LeetCode 731. My Calendar II

Posted 2021-02-13 rookielet

Problem Description: 

Implement a MyCalendarTwo class to store your events. A new event can be added if adding the event will not cause a triple booking.

Your class will have one method, book(int start, int end). Formally, this represents a booking on the half open interval [start, end), the range of real numbers x such that start <= x < end.

A triple booking happens when threeevents have some non-empty intersection (ie., there is some time that is common to all 3 events.)

For each call to the method MyCalendar.book, return true if the event can be added to the calendar successfully without causing a triplebooking. Otherwise, return false and do not add the event to the calendar.

Your class will be called like this: MyCalendar cal = new MyCalendar();MyCalendar.book(start, end)

解题思路I：

使用Java的TreeMap<Integer, Integer>数据结构，每次book(int start, int end)时，在开始位置的值+1，结束位置的值-1。

class MyCalendarTwo {
    
    TreeMap<Integer, Integer> map;
    public MyCalendarTwo() {
        map = new TreeMap<>();
    }
    
    public boolean book(int start, int end) {
        map.put(start, map.getOrDefault(start, 0) + 1);
        map.put(end, map.getOrDefault(end, 0) - 1);
        int count = 0;
        for(Map.Entry<Integer, Integer> entry : map.entrySet()) {
            count += entry.getValue();
            if(count == 3) {
                map.put(start, map.get(start) - 1);
                map.put(end, map.get(end) + 1);
                return false;
            }
        }
        return true;
    }
}

当其中某段位置的值达到3，则表示已经triplebook，需要撤销此次添加，并返回false。

这个解法比较巧妙，但是时间上并不优，treemap是树形的结构，对treemap的操作的时间复杂度为O(log2n)。每次book的时间复杂度为O(nlogn).

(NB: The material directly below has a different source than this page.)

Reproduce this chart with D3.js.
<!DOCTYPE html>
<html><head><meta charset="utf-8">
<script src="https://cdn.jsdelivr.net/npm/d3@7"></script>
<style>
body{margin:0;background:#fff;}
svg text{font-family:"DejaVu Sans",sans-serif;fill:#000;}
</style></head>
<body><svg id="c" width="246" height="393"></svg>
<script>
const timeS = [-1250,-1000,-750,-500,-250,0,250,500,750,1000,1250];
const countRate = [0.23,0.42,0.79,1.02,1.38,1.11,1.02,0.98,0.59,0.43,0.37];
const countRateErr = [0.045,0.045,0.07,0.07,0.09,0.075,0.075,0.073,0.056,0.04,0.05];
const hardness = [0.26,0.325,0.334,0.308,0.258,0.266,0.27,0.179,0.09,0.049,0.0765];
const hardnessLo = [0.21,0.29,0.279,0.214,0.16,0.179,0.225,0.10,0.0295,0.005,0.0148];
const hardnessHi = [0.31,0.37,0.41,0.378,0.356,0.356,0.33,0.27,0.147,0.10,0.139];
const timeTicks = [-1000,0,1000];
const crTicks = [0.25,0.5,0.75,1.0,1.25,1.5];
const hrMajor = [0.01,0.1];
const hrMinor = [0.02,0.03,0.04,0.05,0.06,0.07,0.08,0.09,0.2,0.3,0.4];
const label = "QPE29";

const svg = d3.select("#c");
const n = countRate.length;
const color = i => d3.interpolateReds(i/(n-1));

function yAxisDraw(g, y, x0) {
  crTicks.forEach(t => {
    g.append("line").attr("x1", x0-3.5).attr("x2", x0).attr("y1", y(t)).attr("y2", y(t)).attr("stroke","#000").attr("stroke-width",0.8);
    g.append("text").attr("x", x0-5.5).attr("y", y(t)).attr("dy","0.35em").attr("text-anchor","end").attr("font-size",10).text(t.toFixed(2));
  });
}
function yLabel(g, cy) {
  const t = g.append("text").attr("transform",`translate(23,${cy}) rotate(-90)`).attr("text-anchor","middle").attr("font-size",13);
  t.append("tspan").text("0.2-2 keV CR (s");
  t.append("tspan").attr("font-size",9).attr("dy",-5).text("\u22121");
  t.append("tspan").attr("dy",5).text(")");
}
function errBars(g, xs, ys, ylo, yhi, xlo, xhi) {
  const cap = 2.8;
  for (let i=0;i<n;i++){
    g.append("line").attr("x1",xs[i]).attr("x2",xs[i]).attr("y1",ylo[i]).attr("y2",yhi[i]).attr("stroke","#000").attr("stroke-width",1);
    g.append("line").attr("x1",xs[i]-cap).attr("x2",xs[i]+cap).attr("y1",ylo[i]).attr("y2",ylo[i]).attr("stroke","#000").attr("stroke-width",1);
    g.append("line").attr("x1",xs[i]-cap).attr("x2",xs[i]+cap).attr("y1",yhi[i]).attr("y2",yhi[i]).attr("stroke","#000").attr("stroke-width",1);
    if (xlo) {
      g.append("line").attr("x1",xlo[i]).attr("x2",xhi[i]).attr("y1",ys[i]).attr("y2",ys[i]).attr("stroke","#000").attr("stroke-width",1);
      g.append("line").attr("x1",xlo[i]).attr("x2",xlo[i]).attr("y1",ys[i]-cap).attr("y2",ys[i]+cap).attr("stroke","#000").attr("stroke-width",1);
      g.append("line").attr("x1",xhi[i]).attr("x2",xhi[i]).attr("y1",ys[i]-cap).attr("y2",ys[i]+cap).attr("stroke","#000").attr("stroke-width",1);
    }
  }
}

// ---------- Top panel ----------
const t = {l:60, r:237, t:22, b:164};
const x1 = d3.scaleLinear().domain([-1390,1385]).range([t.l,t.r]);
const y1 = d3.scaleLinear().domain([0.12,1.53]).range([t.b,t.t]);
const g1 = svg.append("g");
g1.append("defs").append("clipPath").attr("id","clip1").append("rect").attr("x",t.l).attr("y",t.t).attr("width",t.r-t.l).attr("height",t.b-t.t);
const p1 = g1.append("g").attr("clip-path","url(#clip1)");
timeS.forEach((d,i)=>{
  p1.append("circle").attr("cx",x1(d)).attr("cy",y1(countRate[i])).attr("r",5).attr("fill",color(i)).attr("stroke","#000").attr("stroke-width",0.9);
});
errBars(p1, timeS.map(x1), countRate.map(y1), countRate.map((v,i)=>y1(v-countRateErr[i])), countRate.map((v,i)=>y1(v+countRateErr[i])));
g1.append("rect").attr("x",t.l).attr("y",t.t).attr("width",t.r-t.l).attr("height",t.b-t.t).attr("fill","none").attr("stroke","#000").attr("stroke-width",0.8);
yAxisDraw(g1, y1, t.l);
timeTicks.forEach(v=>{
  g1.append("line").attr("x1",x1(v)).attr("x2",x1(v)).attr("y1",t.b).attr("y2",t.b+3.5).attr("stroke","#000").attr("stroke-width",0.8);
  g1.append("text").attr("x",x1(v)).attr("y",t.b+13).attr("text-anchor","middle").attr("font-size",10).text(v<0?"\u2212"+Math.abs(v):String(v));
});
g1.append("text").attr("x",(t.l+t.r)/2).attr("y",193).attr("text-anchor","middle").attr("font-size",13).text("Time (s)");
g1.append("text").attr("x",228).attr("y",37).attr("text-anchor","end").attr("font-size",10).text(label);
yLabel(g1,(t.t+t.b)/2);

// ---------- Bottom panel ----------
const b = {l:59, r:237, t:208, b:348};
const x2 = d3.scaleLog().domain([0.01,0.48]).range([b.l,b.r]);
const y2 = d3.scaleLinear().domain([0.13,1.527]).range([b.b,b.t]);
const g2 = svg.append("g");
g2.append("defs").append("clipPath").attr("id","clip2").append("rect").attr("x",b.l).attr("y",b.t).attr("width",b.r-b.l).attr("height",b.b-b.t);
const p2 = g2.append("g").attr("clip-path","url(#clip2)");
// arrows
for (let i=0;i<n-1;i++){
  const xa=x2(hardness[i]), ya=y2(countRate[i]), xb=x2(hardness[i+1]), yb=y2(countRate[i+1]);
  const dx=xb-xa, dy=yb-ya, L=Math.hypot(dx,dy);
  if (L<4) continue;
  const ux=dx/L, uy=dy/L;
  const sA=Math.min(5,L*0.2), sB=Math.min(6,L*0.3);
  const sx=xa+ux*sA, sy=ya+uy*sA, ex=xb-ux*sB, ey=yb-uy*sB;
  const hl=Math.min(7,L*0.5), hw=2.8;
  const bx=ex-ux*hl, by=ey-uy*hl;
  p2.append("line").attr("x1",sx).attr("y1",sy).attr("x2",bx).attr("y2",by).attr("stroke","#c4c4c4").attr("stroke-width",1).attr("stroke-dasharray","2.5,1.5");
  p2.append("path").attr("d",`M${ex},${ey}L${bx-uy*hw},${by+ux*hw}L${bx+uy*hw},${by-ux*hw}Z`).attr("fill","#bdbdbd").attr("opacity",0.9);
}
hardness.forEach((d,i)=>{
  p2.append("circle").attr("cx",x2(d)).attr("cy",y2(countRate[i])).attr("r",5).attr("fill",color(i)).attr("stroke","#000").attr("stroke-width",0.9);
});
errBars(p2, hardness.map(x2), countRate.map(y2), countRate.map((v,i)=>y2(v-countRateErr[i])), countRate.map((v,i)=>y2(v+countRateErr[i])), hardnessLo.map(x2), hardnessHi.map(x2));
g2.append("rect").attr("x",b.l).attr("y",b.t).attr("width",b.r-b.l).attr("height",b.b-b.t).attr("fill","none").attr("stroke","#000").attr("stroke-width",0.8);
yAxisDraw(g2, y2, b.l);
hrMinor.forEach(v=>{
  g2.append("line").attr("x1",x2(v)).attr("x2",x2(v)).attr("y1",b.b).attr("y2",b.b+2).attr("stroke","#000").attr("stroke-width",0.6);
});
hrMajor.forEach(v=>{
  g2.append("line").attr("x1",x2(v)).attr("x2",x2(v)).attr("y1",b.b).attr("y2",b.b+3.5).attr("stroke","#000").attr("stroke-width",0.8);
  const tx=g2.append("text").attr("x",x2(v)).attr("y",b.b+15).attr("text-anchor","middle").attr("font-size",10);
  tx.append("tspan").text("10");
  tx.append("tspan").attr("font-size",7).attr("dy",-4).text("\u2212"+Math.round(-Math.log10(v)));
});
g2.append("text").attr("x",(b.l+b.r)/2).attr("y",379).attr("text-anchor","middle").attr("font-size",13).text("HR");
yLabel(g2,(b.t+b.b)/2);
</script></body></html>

另一种解法则是按照提示，用两个list。一个记录所有book，另一个记录已经有的冲突。若新的插入与已有冲突没有冲突，则可以插入到末尾。一种比较简单的写法如下。

class MyCalendarTwo {
    
    class Interval {
        int start, end;
        public Interval() {}
        public Interval(int start, int end) {
            this.start = start;
            this.end = end;
        }
    }
    List<Interval> list;
    List<Interval> overlaps;
    public MyCalendarTwo() {
        list = new ArrayList<>();
        overlaps = new ArrayList<>();
    }
    public boolean book(int start, int end) {
        //check the overlaps
        for(Interval interval : overlaps) {
            int newStart = Math.max(start, interval.start);
            int newEnd = Math.min(end, interval.end);
            if(newStart < newEnd) return false;
        }
        
        for(Interval interval : list) {
            int newStart = Math.max(start, interval.start);
            int newEnd = Math.min(end, interval.end);
            if(newStart < newEnd) {
                overlaps.add(new Interval(newStart, newEnd));
            }
        }
        list.add(new Interval(start, end));
        return true;
    }
    
}

每次book需要遍历一次list和overlaps，线性复杂度O(n)。